The Sopris Sun published an article about the incidents in Redstone last year and interviewed Oppenheim for the story.
It spurred a number of other written responses defending the town of Redstone against these allegations of racism, some placing the blame on visitors as opposed to residents.
The town’s festivities drew thousands of people from across Western Colorado.
Oppenheim said she doesn’t want to villainize or point fingers at the town of Redstone, but she encouraged the entire Roaring Fork Valley to use her students’ stories as an opportunity to reflect.
“It's not about placing blame on one person or another,” Oppenheim said. “I think, as a community, it's a question of ‘How did we show up and make these students feel welcome?”
In September 2022, the Redstone Community Association issued an apology to HS² students and staff a few months after the Fourth of July incidents.
The letter said, “It is truly heartbreaking that this happened in our beloved Redstone community where we thought inclusivity ran deep.”
The organization also invited HS² staff to discuss how they can be more “culturally sensitive.”
The incidents encouraged Oppenheim, Henderson and other staff to question whether or not the harm students experience in the Roaring Fork Valley outweighs the benefits of the program.
“And I don’t think that that’s the case, but I think it’s really important to step back and evaluate that question holistically,” Oppenheim said.
The events in Redstone last year were not isolated incidents.
Students have previously reported receiving unwanted attention because of their race while visiting other parts of the Roaring Fork Valley, and they’ve told staff that strangers in town touched their hair or stared on the street.
Because the impacts of these interactions build up over time, Oppenheim offered advice to residents.
“If you're a resident of Carbondale or Aspen and you see a group of 10 Black teenagers with amazing and gorgeous hair and braids and clothes walking down the street, stop staring,” Oppenheim said. “Treat them like humans.
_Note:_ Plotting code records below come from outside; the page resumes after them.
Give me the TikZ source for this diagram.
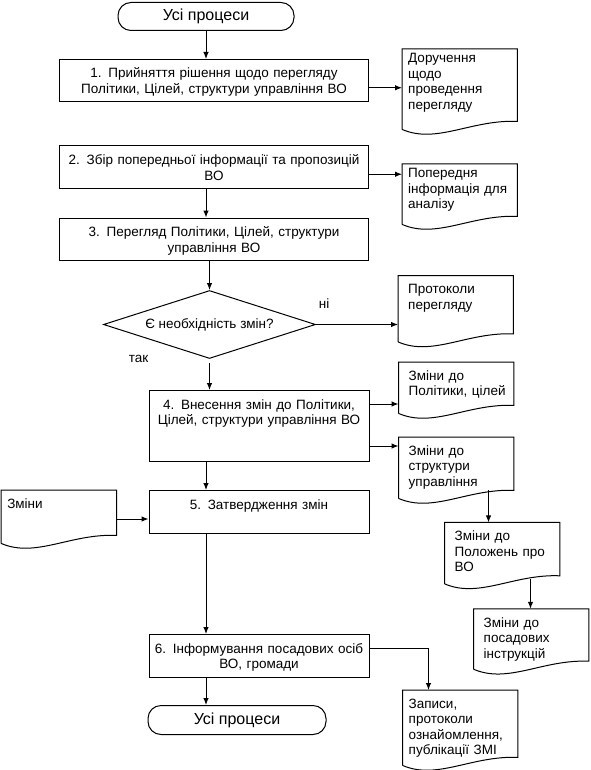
\documentclass[tikz,border=0pt]{standalone}
\usepackage{fontspec}
\setmainfont{Liberation Sans}
\usetikzlibrary{arrows.meta,positioning,shapes.geometric,calc}
\newcommand{\procfont}{\fontsize{13.5}{15.5}\selectfont}
\tikzset{
  terminal/.style={
    draw,
    line width=1pt,
    rounded corners=13pt,
    minimum height=28pt,
    inner sep=0pt,
    font=\fontsize{16}{18}\selectfont
  },
  stepbox/.style={
    draw,
    line width=1pt,
    align=center,
    inner xsep=2pt,
    inner ysep=0pt,
    text height=18.5pt,
    text depth=24pt,
    font=\procfont
  },
  decision/.style={
    diamond,
    draw,
    line width=1pt,
    aspect=3.1,
    inner sep=0pt,
    minimum width=212pt,
    minimum height=68pt,
    font=\procfont
  },
  paper/.style={
    align=left,
    inner xsep=10pt,
    inner ysep=0pt,
    text width=95pt,
    text height=18pt,
    font=\procfont
  },
  tight/.style={inner xsep=6pt, text width=103pt},
  outline/.style={line width=1pt},
  lbl/.style={inner sep=1pt, font=\procfont},
  arrow/.style={-{Latex[length=7pt,width=5.5pt]}, line width=1pt}
}

\begin{document}
\begin{tikzpicture}[x=1pt, y=-1pt]
  \useasboundingbox (0,0) rectangle (590,770);

  % main column
  \node[terminal, minimum width=176pt] (start) at (206,16.5) {Усі процеси};
  \node[stepbox, text width=305pt, below right=28pt and -147pt of start.south] (box1)
    {1. Прийняття рішення щодо перегляду\\Політики, Цілей, структури управління ВО};
  \node[stepbox, text width=305pt, below=43pt of box1] (box2)
    {2. Збір попередньої інформації та пропозицій\\ВО};
  \node[stepbox, text width=305pt, below=28.5pt of box2] (box3)
    {3. Перегляд Політики, Цілей, структури\\управління ВО};
  \node[decision, below=29pt of box3, xshift=-4.5pt] (dec) {Є необхідність змін?};
  \node[stepbox, text width=216pt, text depth=52.5pt, below right=31pt and -61pt of dec.south] (box4)
    {4. Внесення змін до Політики,\\Цілей, структури управління ВО};
  \node[stepbox, text width=216pt, below=28pt of box4] (box5) {5. Затвердження змін};
  \node[stepbox, text width=216pt, below=100.5pt of box5] (box6)
    {6. Інформування посадових осіб\\ВО, громади};
  \node[terminal, minimum width=178pt, minimum height=29pt, anchor=north west,
    below right=27.5pt and -1pt of box6.south west] (end) {Усі процеси};

  % documents
  \node[paper, tight, text height=13.5pt, text depth=66.5pt, below right=-10pt and 33pt of box1.north east] (doc1)
    {Доручення\\щодо\\проведення\\перегляду};
  \node[paper, tight, text height=13.5pt, text depth=46.5pt, below right=18.5pt and 33pt of box2.north east] (doc2)
    {Попередня\\інформація для\\аналізу};
  \node[paper, text depth=48pt, below right=-49pt and 82pt of dec.east] (doc3)
    {Протоколи\\перегляду};
  \node[paper, text depth=33pt, below right=-28pt and 29pt of box4.north east] (doc4)
    {Зміни до\\\mbox{Політики, цілей}};
  \node[paper, text depth=43pt, below right=47pt and 29pt of box4.north east] (doc5)
    {Зміни до\\структури\\управління};
  \node[paper, text depth=43pt, below right=24pt and 46pt of doc5.south west] (doc6)
    {Зміни до\\Положень про\\ВО};
  \node[paper, text depth=42pt, below right=25pt and 29pt of doc6.south west] (doc7)
    {Зміни до\\посадових\\інструкцій};
  \node[paper, tight, text depth=57pt, below right=56pt and 33pt of box6.north east] (doc8)
    {Записи,\\протоколи\\ознайомлення,\\публікації ЗМІ};
  \node[paper, tight, text depth=35pt, below left=0pt and 32pt of box5.north west] (zmin) {Зміни};

  \foreach \d in {doc1,doc2,doc3,doc4,doc5,doc6,doc7,doc8,zmin}
    \draw[outline] (\d.south west) -- (\d.north west) -- (\d.north east) -- ([yshift=8pt]\d.south east)
      .. controls ($(\d.south west)!0.6!(\d.south east)+(0pt,10pt)$)
      and ($(\d.south west)!0.3!(\d.south east)+(0pt,-15pt)$) .. (\d.south west);

  % labels
  \node[lbl, left=60pt of dec.south] (lblYes) {так};

  % connectors
  \coordinate (d5out) at ([xshift=90pt,yshift=8pt]doc5.south west);
  \coordinate (d6out) at ([xshift=86pt,yshift=5pt]doc6.south west);

  \draw[arrow] (start) -- (start |- box1.north);
  \draw[arrow] ([yshift=-7pt]box1.east) -- ([yshift=-7pt]box1.east -| doc1.west);
  \draw[arrow] ([yshift=-7pt]box2.east) -- ([yshift=-7pt]box2.east -| doc2.west);
  \draw[arrow] (box2.south -| start) -- (box3.north -| start);
  \draw[arrow] (box3.south -| dec) -- (dec.north);
  \draw[arrow] (dec.east) -- node[lbl, pos=0.1, above=15pt] (lblNo) {ні} (dec.east -| doc3.west);
  \draw[arrow] ([yshift=-4pt]dec.south) -- (dec.south |- box4.north);
  \draw[arrow] ([yshift=-14pt]box4.north east) -- ([yshift=-14pt]box4.north east -| doc4.west);
  \draw[arrow] ([yshift=-56pt]box4.north east) -- ([yshift=-56pt]box4.north east -| doc5.west);
  \draw[arrow] (box4.south -| start) -- (box5.north -| start);
  \draw[arrow] ([yshift=-29pt]box5.north west -| zmin.east) -- ([yshift=-29pt]box5.north west);
  \draw[arrow] (d5out) -- (d5out |- doc6.north);
  \draw[arrow] (d6out) -- (d6out |- doc7.north);
  \draw[arrow] (box5.south -| start) -- (box6.north -| start);
  \draw[arrow] ([yshift=-14pt]box6.north east) -| ([xshift=26pt]doc8.north west);
  \draw[arrow] (box6.south -| start) -- (end.north -| start);
\end{tikzpicture}
\end{document}
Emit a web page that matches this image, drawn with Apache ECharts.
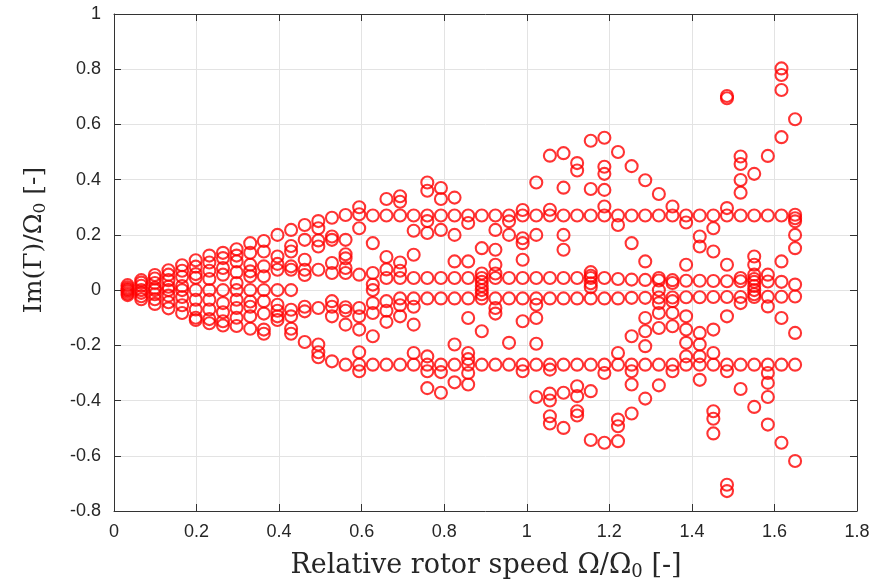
<!DOCTYPE html>
<html>
<head>
<meta charset="utf-8">
<script src="https://cdn.jsdelivr.net/npm/echarts@6/dist/echarts.min.js"></script>
<style>
  html, body { margin: 0; padding: 0; background: #ffffff; }
  #chart { width: 894px; height: 586px; }
</style>
</head>
<body>
<div id="chart"></div>
<script>
// Relative rotor speed at which the eigenvalues were computed
const rotorSpeed = [0.033, 0.066, 0.099, 0.132, 0.165, 0.198, 0.231, 0.264, 0.297, 0.33,
  0.363, 0.396, 0.429, 0.462, 0.495, 0.528, 0.561, 0.594, 0.627, 0.66,
  0.693, 0.726, 0.759, 0.792, 0.825, 0.858, 0.891, 0.924, 0.957, 0.99,
  1.023, 1.056, 1.089, 1.122, 1.155, 1.188, 1.221, 1.254, 1.287, 1.32,
  1.353, 1.386, 1.419, 1.452, 1.485, 1.518, 1.551, 1.584, 1.617, 1.65];

// Im(Gamma)/Omega_0 of every mode, one list per rotor speed
const lowSpeedModes = [
  [0.018, 0.01, 0.004, 0.0, -0.005, -0.012, -0.018],
  [0.036, 0.027, 0.016, 0.0, -0.01, -0.022, -0.033],
  [0.055, 0.042, 0.026, 0.008, 0.0, -0.015, -0.033, -0.05],
  [0.072, 0.056, 0.036, 0.012, 0.0, -0.02, -0.044, -0.066],
  [0.09, 0.07, 0.048, 0.015, 0.0, -0.025, -0.055, -0.083],
  [0.108, 0.085, 0.058, 0.045, 0.0, -0.035, -0.07, -0.1, -0.108],
  [0.125, 0.1, 0.07, 0.04, 0.0, -0.035, -0.07, -0.105, -0.12],
  [0.135, 0.116, 0.08, 0.056, 0.0, -0.047, -0.08, -0.113, -0.128],
  [0.148, 0.125, 0.104, 0.065, 0.026, 0.0, -0.035, -0.065, -0.1, -0.13],
  [0.17, 0.135, 0.092, 0.068, 0.05, 0.0, -0.041, -0.06, -0.095, -0.14],
  [0.178, 0.14, 0.086, 0.05, 0.0, -0.04, -0.085, -0.143, -0.158],
  [0.2, 0.122, 0.095, 0.074, 0.0, -0.053, -0.075, -0.095, -0.108],
  [0.218, 0.16, 0.14, 0.086, 0.074, 0.0, -0.071, -0.095, -0.14, -0.158],
  [0.236, 0.182, 0.11, 0.074, 0.055, -0.06, -0.077, -0.188],
  [0.25, 0.224, 0.18, 0.158, 0.074, -0.065, -0.197, -0.225, -0.243],
  [0.262, 0.194, 0.182, 0.098, 0.062, -0.04, -0.06, -0.095, -0.258],
  [0.272, 0.182, 0.13, 0.115, 0.08, 0.062, -0.062, -0.075, -0.125, -0.27]
];
const midSpeedModes = [
  [0.3, 0.275, 0.224, 0.056, -0.065, -0.095, -0.143, -0.225, -0.27, -0.294],
  [0.27, 0.17, 0.062, 0.02, 0.0, -0.047, -0.083, -0.167, -0.27],
  [0.33, 0.27, 0.12, 0.075, 0.044, -0.04, -0.075, -0.115, -0.27],
  [0.34, 0.32, 0.27, 0.1, 0.07, 0.044, -0.03, -0.055, -0.095, -0.27],
  [0.27, 0.215, 0.128, 0.044, -0.03, -0.06, -0.125, -0.228, -0.27],
  [0.39, 0.36, 0.27, 0.25, 0.207, 0.044, -0.03, -0.24, -0.27, -0.294, -0.355],
  [0.37, 0.33, 0.27, 0.218, 0.044, -0.03, -0.27, -0.297, -0.372],
  [0.335, 0.27, 0.2, 0.104, 0.044, -0.03, -0.197, -0.27, -0.334],
  [0.27, 0.243, 0.104, 0.044, -0.03, -0.101, -0.228, -0.25, -0.27, -0.3, -0.342],
  [0.27, 0.152, 0.06, 0.044, 0.03, 0.015, 0.0, -0.015, -0.03, -0.149, -0.27],
  [0.27, 0.218, 0.146, 0.092, 0.06, 0.044, -0.03, -0.065, -0.085, -0.27],
  [0.27, 0.249, 0.2, 0.044, -0.03, -0.191, -0.27],
  [0.29, 0.27, 0.188, 0.17, 0.11, 0.044, -0.03, -0.113, -0.27, -0.294],
  [0.39, 0.27, 0.2, 0.044, -0.03, -0.053, -0.101, -0.194, -0.27, -0.387],
  [0.487, 0.291, 0.27, 0.044, -0.03, -0.27, -0.288, -0.375, -0.4, -0.457, -0.483],
  [0.496, 0.371, 0.27, 0.2, 0.146, 0.044, -0.03, -0.27, -0.372, -0.499],
  [0.46, 0.433, 0.27, 0.044, -0.03, -0.27, -0.348, -0.384, -0.439, -0.454]
];
const highSpeedModes = [
  [0.541, 0.366, 0.27, 0.065, 0.052, 0.044, 0.025, 0.01, -0.03, -0.27, -0.366, -0.543],
  [0.552, 0.447, 0.421, 0.363, 0.303, 0.27, 0.044, -0.03, -0.27, -0.3, -0.553],
  [0.5, 0.27, 0.236, 0.04, -0.03, -0.228, -0.27, -0.469, -0.493, -0.547],
  [0.449, 0.27, 0.17, 0.038, -0.028, -0.167, -0.27, -0.294, -0.342, -0.447],
  [0.398, 0.27, 0.104, 0.037, -0.028, -0.101, -0.149, -0.203, -0.27, -0.393],
  [0.348, 0.27, 0.044, 0.035, 0.0, -0.027, -0.047, -0.083, -0.137, -0.27, -0.345],
  [0.303, 0.27, 0.036, 0.026, -0.027, -0.04, -0.083, -0.131, -0.27, -0.294],
  [0.27, 0.245, 0.092, 0.034, -0.026, -0.095, -0.143, -0.191, -0.24, -0.27],
  [0.27, 0.194, 0.158, 0.034, -0.026, -0.155, -0.197, -0.24, -0.27, -0.325],
  [0.27, 0.224, 0.14, 0.033, -0.025, -0.143, -0.228, -0.27, -0.439, -0.466, -0.519],
  [0.703, 0.695, 0.297, 0.27, 0.092, 0.032, -0.025, -0.095, -0.27, -0.294, -0.705, -0.728],
  [0.484, 0.457, 0.399, 0.353, 0.27, 0.044, 0.032, -0.025, -0.047, -0.27, -0.358],
  [0.421, 0.27, 0.122, 0.092, 0.056, 0.04, 0.03, 0.015, 0.0, -0.015, -0.025, -0.27, -0.423],
  [0.486, 0.27, 0.056, 0.031, -0.024, -0.059, -0.27, -0.3, -0.336, -0.387, -0.487],
  [0.803, 0.779, 0.725, 0.554, 0.27, 0.104, 0.03, -0.024, -0.101, -0.27, -0.553],
  [0.619, 0.273, 0.26, 0.249, 0.2, 0.152, 0.02, -0.023, -0.155, -0.27, -0.619]
];

const xTicks = [0, 0.2, 0.4, 0.6, 0.8, 1, 1.2, 1.4, 1.6, 1.8];
const yTicks = [-0.8, -0.6, -0.4, -0.2, 0, 0.2, 0.4, 0.6, 0.8, 1];

const modesBySpeed = lowSpeedModes.concat(midSpeedModes, highSpeedModes);
const points = [];
modesBySpeed.forEach((modes, i) => {
  modes.forEach(im => points.push([rotorSpeed[i], im]));
});

const axisColor = '#333333';
const labelFont = { fontFamily: 'Liberation Sans, Arial, sans-serif', fontSize: 18, color: '#262626' };
const fmt = v => String(Number(v.toFixed(1)));
const serif = 'DejaVu Serif, serif';
function titleRich(size) {
  return {
    m: { fontFamily: serif, fontSize: size, fill: '#262626', lineHeight: 32 },
    s: { fontFamily: serif, fontSize: Math.round(size * 0.68), fill: '#262626', lineHeight: 32, padding: [13, 0, 0, 0] }
  };
}

const plot = { left: 114, top: 14, width: 743, height: 497 };

function boxAxis(extra) {
  return Object.assign({
    type: 'value', interval: 0.2,
    axisLine: { show: true, onZero: false, lineStyle: { color: axisColor, width: 1 } },
    axisTick: { show: true, inside: true, length: 7, lineStyle: { color: axisColor } }
  }, extra);
}

const chart = echarts.init(document.getElementById('chart'), null, { renderer: 'canvas' });
chart.setOption({
  backgroundColor: '#ffffff',
  animation: false,
  grid: plot,
  xAxis: [
    boxAxis({
      min: xTicks[0], max: xTicks[xTicks.length - 1],
      axisLabel: Object.assign({ margin: 12, formatter: fmt }, labelFont),
      splitLine: { show: true, lineStyle: { color: '#e3e3e3', width: 1 } }
    }),
    boxAxis({
      position: 'top', min: xTicks[0], max: xTicks[xTicks.length - 1],
      axisLabel: { show: false }, splitLine: { show: false }
    })
  ],
  yAxis: [
    boxAxis({
      min: yTicks[0], max: yTicks[yTicks.length - 1],
      axisLabel: Object.assign({ margin: 13, formatter: fmt }, labelFont),
      splitLine: { show: true, lineStyle: { color: '#e3e3e3', width: 1 } }
    }),
    boxAxis({
      position: 'right', min: yTicks[0], max: yTicks[yTicks.length - 1],
      axisLabel: { show: false }, splitLine: { show: false }
    })
  ],
  graphic: [
    {
      type: 'text', x: 486, y: 566,
      style: {
        text: '{m|Relative rotor speed Ω/Ω}{s|0}{m| [-]}',
        align: 'center', verticalAlign: 'middle',
        rich: titleRich(27)
      }
    },
    {
      type: 'text', x: 34, y: 240, rotation: Math.PI / 2,
      style: {
        text: '{m|Im(Γ)/Ω}{s|0}{m| [-]}',
        align: 'center', verticalAlign: 'middle',
        rich: titleRich(25)
      }
    }
  ],
  series: [
    {
      type: 'scatter',
      xAxisIndex: 0, yAxisIndex: 0,
      data: points,
      symbol: 'circle',
      symbolSize: 12,
      itemStyle: { color: 'rgba(255,0,0,0)', borderColor: '#ff0000', borderWidth: 2.1 }
    }
  ]
});
</script>
</body>
</html>
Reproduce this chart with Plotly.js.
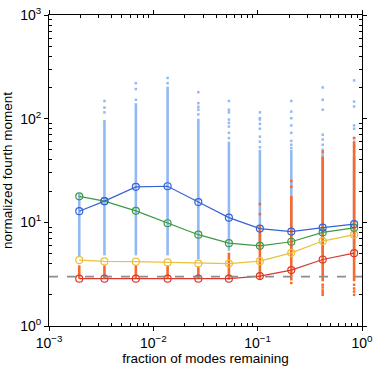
<!DOCTYPE html>
<html>
<head>
<meta charset="utf-8">
<script src="https://cdn.plot.ly/plotly-3.0.1.min.js"></script>
<style>
  html, body { margin: 0; padding: 0; background: #fff; }
  #chart { width: 374px; height: 369px; }
</style>
</head>
<body>
<div id="chart"></div>
<script>
// fraction of modes kept at each step
var fractions = [0.00195, 0.0034, 0.0068, 0.0137, 0.027, 0.053, 0.105, 0.21, 0.42, 0.84];

// mean normalized fourth moment per curve
var blueMean   = [12.8, 16.0, 22.0, 22.3, 15.7, 11.1, 8.7, 8.15, 8.9, 9.6];
var greenMean  = [17.8, 16.0, 12.9, 9.8, 7.6, 6.3, 5.94, 6.5, 8.0, 8.85];
var yellowMean = [4.32, 4.2, 4.17, 4.1, 4.0, 4.0, 4.22, 5.08, 6.6, 7.6];
var redMean    = [2.86, 2.86, 2.86, 2.86, 2.86, 2.86, 3.03, 3.46, 4.38, 5.04];

// light blue cloud: dense range + sparse points above it
var blueLo = [4.7, 4.8, 4.8, 4.8, 4.4, 5.3, 5.5, 5.0, 5.0, 5.0];
var blueHi = [19, 97, 141, 204, 100, 60, 50, 50, 45, 43];
var blueOutliers = [
  [],
  [148, 128, 115],
  [220, 193, 152],
  [247, 220],
  [180, 141, 130, 122, 110],
  [148, 122, 115, 98, 91, 84, 73, 65],
  [115, 101, 98, 89, 80, 67, 60, 53],
  [148, 117, 101, 86, 73, 61, 56, 52],
  [200, 152, 122, 70, 63, 56, 50, 46],
  [234, 146, 131, 86, 80, 65, 60, 54, 48]
];

// orange cloud
var orangeLo = [2.86, 2.86, 2.86, 2.86, 2.86, 2.8, 2.8, 2.75, 2.7, 2.7];
var orangeHi = [3.85, 3.85, 3.85, 3.85, 3.75, 5.1, 9.2, 18, 43, 60];
var orangeOutliers = [
  [], [], [], [], [], [], [12, 15],
  [22, 25, 2.6],
  [48, 2.5, 2.35, 2.2, 2.1, 2.0],
  [65, 2.5, 2.3, 2.15, 2.0]
];

var gaussLevel = 3;

var xTickVals = [0.001, 0.01, 0.1, 1];
var xTickText = ['10<sup>\u22123</sup>', '10<sup>\u22122</sup>', '10<sup>\u22121</sup>', '10<sup>0</sup>'];
var yTickVals = [1, 10, 100, 1000];
var yTickText = ['10<sup>0</sup>', '10<sup>1</sup>', '10<sup>2</sup>', '10<sup>3</sup>'];

function minorTicks(lo, hi) {
  var out = [];
  for (var e = lo; e < hi; e++) {
    for (var m = 2; m <= 9; m++) out.push(m * Math.pow(10, e));
  }
  return out;
}

function segments(lo, hi) {
  var xs = [], ys = [];
  fractions.forEach(function (f, i) {
    xs.push(f, f, null);
    ys.push(lo[i], hi[i], null);
  });
  return {x: xs, y: ys};
}

function dots(list) {
  var xs = [], ys = [];
  list.forEach(function (col, i) {
    col.forEach(function (v) { xs.push(fractions[i]); ys.push(v); });
  });
  return {x: xs, y: ys};
}

var cloudBlue = '#93b9f2';
var cloudOrange = '#f8692b';

var bSeg = segments(blueLo, blueHi);
var bDot = dots(blueOutliers);
var oSeg = segments(orangeLo, orangeHi);
var oDot = dots(orangeOutliers);

function meanTrace(y, color) {
  return {
    x: fractions, y: y, mode: 'lines+markers', type: 'scatter',
    line: {color: color, width: 1.2},
    marker: {symbol: 'circle-open', size: 7, color: color, line: {width: 1.2, color: color}},
    hoverinfo: 'skip'
  };
}

var data = [
  {x: bSeg.x, y: bSeg.y, mode: 'lines', line: {color: cloudBlue, width: 2.6}, hoverinfo: 'skip'},
  {x: bDot.x, y: bDot.y, mode: 'markers', marker: {symbol: 'square', size: 2.5, color: cloudBlue}, hoverinfo: 'skip'},
  {x: oSeg.x, y: oSeg.y, mode: 'lines', line: {color: cloudOrange, width: 2.6}, hoverinfo: 'skip'},
  {x: oDot.x, y: oDot.y, mode: 'markers', marker: {symbol: 'square', size: 2.5, color: cloudOrange}, hoverinfo: 'skip'},
  meanTrace(yellowMean, '#e9c13c'),
  meanTrace(redMean, '#d63a2e'),
  meanTrace(greenMean, '#3d9a44'),
  meanTrace(blueMean, '#3563d4')
];

var axisCommon = {
  type: 'log',
  showgrid: false,
  zeroline: false,
  showline: true,
  linecolor: '#000',
  linewidth: 1,
  mirror: 'allticks',
  ticks: 'outside',
  ticklen: 4,
  tickcolor: '#000',
  tickmode: 'array',
  tickfont: {family: 'Liberation Sans, Arial, sans-serif', size: 14, color: '#000'}
};

var layout = {
  width: 374,
  height: 369,
  margin: {l: 49, r: 12, t: 15, b: 43},
  paper_bgcolor: '#fff',
  plot_bgcolor: '#fff',
  showlegend: false,
  font: {family: 'Liberation Sans, Arial, sans-serif', color: '#000'},
  xaxis: Object.assign({}, axisCommon, {
    range: [-3, 0],
    tickvals: xTickVals,
    ticktext: xTickText,
    minor: {tickmode: 'array', tickvals: minorTicks(-3, 0), ticks: 'inside', ticklen: 3, tickcolor: '#000'},
    title: {text: 'fraction of modes remaining', font: {size: 13.5}, standoff: 2}
  }),
  yaxis: Object.assign({}, axisCommon, {
    range: [0, 3],
    tickvals: yTickVals,
    ticktext: yTickText,
    minor: {tickmode: 'array', tickvals: minorTicks(0, 3), ticks: 'inside', ticklen: 3, tickcolor: '#000'},
    title: {text: 'normalized fourth moment', font: {size: 13.5}, standoff: 4}
  }),
  shapes: [{
    type: 'line', xref: 'paper', x0: 0, x1: 1, yref: 'y', y0: gaussLevel, y1: gaussLevel,
    line: {color: '#8c8c8c', width: 1.8, dash: 'dash'}, layer: 'above'
  }]
};

Plotly.newPlot('chart', data, layout, {displayModeBar: false, staticPlot: true});
</script>
</body>
</html>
Don't treat them like they're kind of a museum exhibit or a spectacle.”
Given previous reports, Oppenheim has considered what safety measures she needs to institute to protect her students from racist interactions, and how she can send students into the community with confidence.
HS² kept their Fourth of July celebrations at CRMS, but the program is still interacting with the community in other ways.
Oppenheim encouraged organizations who want to get to know the students to reach out for potential partnerships, and students were given the option to visit Carbondale for First Friday on July 7.
But Macielle Mendez said she now approaches these excursions with an extra sense of caution.
“I learned that not everyone is going to be accepting,” Mendez said. “There's groups and crowds and a lot of people who don't like me for my color, and that's what really set in.”
Editor's Note: Halle Zander previously worked for the HS² program during the summers of 2019 and 2020.